>> Start Stored data

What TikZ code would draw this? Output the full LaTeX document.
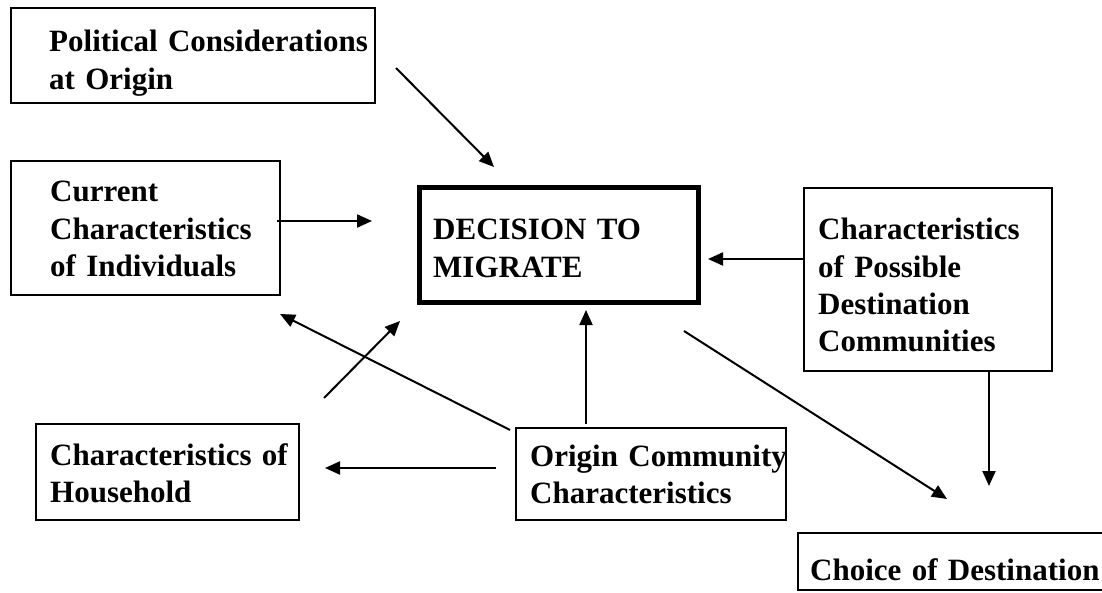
\documentclass[tikz,border=0pt]{standalone}
\usepackage{fontspec}
\setmainfont{Liberation Serif}
\usetikzlibrary{arrows.meta}
\begin{document}
\begin{tikzpicture}[x=1pt,y=-1pt,
  box/.style={draw, line width=2pt, inner sep=0pt, rectangle},
  mainbox/.style={draw, line width=5pt, inner sep=0pt, rectangle},
  txt/.style={anchor=base west, inner sep=0pt, text width=420pt, align=left,
    font=\fontsize{31}{37.3}\selectfont\bfseries},
  conn/.style={line width=2pt, -{Triangle[length=15pt,width=13pt]}}]
\useasboundingbox (0,0) rectangle (1102,593);
\fill[white] (0,0) rectangle (1102,593);
\begin{scope}
\clip (0,0) rectangle (1102,593);
% boxes
\node[box, minimum width=364pt, minimum height=95pt] (pol) at (193,55.5) {};
\node[box, minimum width=269pt, minimum height=134pt] (cur) at (145.5,228) {};
\node[mainbox, minimum width=279pt, minimum height=115pt] (dec) at (559,245) {};
\node[box, minimum width=248pt, minimum height=183pt] (poss) at (928,279.5) {};
\node[box, minimum width=263pt, minimum height=96pt] (hh) at (167.5,472) {};
\node[box, minimum width=270pt, minimum height=92pt] (orig) at (651,474) {};
\node[box, minimum width=342pt, minimum height=57pt] (choice) at (969,561.5) {};
\end{scope}
% texts
\node[txt] (polt) at (49,52) {Political Considerations\\at Origin};
\node[txt] (curt) at (50,202) {Current\\Characteristics\\of Individuals};
\node[txt] (dect) at (433,240) {DECISION TO\\MIGRATE};
\node[txt] (posst) at (818,240) {Characteristics\\of Possible\\Destination\\Communities};
\node[txt] (hht) at (50,465) {Characteristics of\\Household};
\node[txt] (origt) at (530,466) {Origin Community\\Characteristics};
\node[txt, text width=290pt] (choicet) at (810,580) {Choice of Destination};
% connector ends
\coordinate (polA) at (396,68);   \coordinate (decA) at (494,167);
\coordinate (curA) at (277,221);  \coordinate (decB) at (372,221);
\coordinate (possA) at (803,259); \coordinate (decC) at (708,259);
\coordinate (origA) at (586,424); \coordinate (decD) at (586,310);
\coordinate (hhA) at (324,398);   \coordinate (decE) at (400,321);
\coordinate (origB) at (510,430); \coordinate (curB) at (280,314);
\coordinate (origC) at (496,468); \coordinate (hhB) at (325,468);
\coordinate (decF) at (684,331);  \coordinate (choiceA) at (947,499);
\coordinate (possB) at (989,372); \coordinate (choiceB) at (989,486);
% connectors
\draw[conn] (polA) -- (decA);
\draw[conn] (curA) -- (decB);
\draw[conn] (possA) -- (decC);
\draw[conn] (origA) -- (decD);
\draw[conn] (hhA) -- (decE);
\draw[conn] (origB) -- (curB);
\draw[conn] (origC) -- (hhB);
\draw[conn] (decF) -- (choiceA);
\draw[conn] (possB) -- (choiceB);
\end{tikzpicture}
\end{document}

>> End Stored data

== Requirement ==
Copy the material shown above in full and exactly. Skip the pictures.

== Response to the task ==
What TikZ code would draw this? Output the full LaTeX document.
\documentclass[tikz,border=0pt]{standalone}
\usepackage{fontspec}
\setmainfont{Liberation Serif}
\usetikzlibrary{arrows.meta}
\begin{document}
\begin{tikzpicture}[x=1pt,y=-1pt,
  box/.style={draw, line width=2pt, inner sep=0pt, rectangle},
  mainbox/.style={draw, line width=5pt, inner sep=0pt, rectangle},
  txt/.style={anchor=base west, inner sep=0pt, text width=420pt, align=left,
    font=\fontsize{31}{37.3}\selectfont\bfseries},
  conn/.style={line width=2pt, -{Triangle[length=15pt,width=13pt]}}]
\useasboundingbox (0,0) rectangle (1102,593);
\fill[white] (0,0) rectangle (1102,593);
\begin{scope}
\clip (0,0) rectangle (1102,593);
% boxes
\node[box, minimum width=364pt, minimum height=95pt] (pol) at (193,55.5) {};
\node[box, minimum width=269pt, minimum height=134pt] (cur) at (145.5,228) {};
\node[mainbox, minimum width=279pt, minimum height=115pt] (dec) at (559,245) {};
\node[box, minimum width=248pt, minimum height=183pt] (poss) at (928,279.5) {};
\node[box, minimum width=263pt, minimum height=96pt] (hh) at (167.5,472) {};
\node[box, minimum width=270pt, minimum height=92pt] (orig) at (651,474) {};
\node[box, minimum width=342pt, minimum height=57pt] (choice) at (969,561.5) {};
\end{scope}
% texts
\node[txt] (polt) at (49,52) {Political Considerations\\at Origin};
\node[txt] (curt) at (50,202) {Current\\Characteristics\\of Individuals};
\node[txt] (dect) at (433,240) {DECISION TO\\MIGRATE};
\node[txt] (posst) at (818,240) {Characteristics\\of Possible\\Destination\\Communities};
\node[txt] (hht) at (50,465) {Characteristics of\\Household};
\node[txt] (origt) at (530,466) {Origin Community\\Characteristics};
\node[txt, text width=290pt] (choicet) at (810,580) {Choice of Destination};
% connector ends
\coordinate (polA) at (396,68);   \coordinate (decA) at (494,167);
\coordinate (curA) at (277,221);  \coordinate (decB) at (372,221);
\coordinate (possA) at (803,259); \coordinate (decC) at (708,259);
\coordinate (origA) at (586,424); \coordinate (decD) at (586,310);
\coordinate (hhA) at (324,398);   \coordinate (decE) at (400,321);
\coordinate (origB) at (510,430); \coordinate (curB) at (280,314);
\coordinate (origC) at (496,468); \coordinate (hhB) at (325,468);
\coordinate (decF) at (684,331);  \coordinate (choiceA) at (947,499);
\coordinate (possB) at (989,372); \coordinate (choiceB) at (989,486);
% connectors
\draw[conn] (polA) -- (decA);
\draw[conn] (curA) -- (decB);
\draw[conn] (possA) -- (decC);
\draw[conn] (origA) -- (decD);
\draw[conn] (hhA) -- (decE);
\draw[conn] (origB) -- (curB);
\draw[conn] (origC) -- (hhB);
\draw[conn] (decF) -- (choiceA);
\draw[conn] (possB) -- (choiceB);
\end{tikzpicture}
\end{document}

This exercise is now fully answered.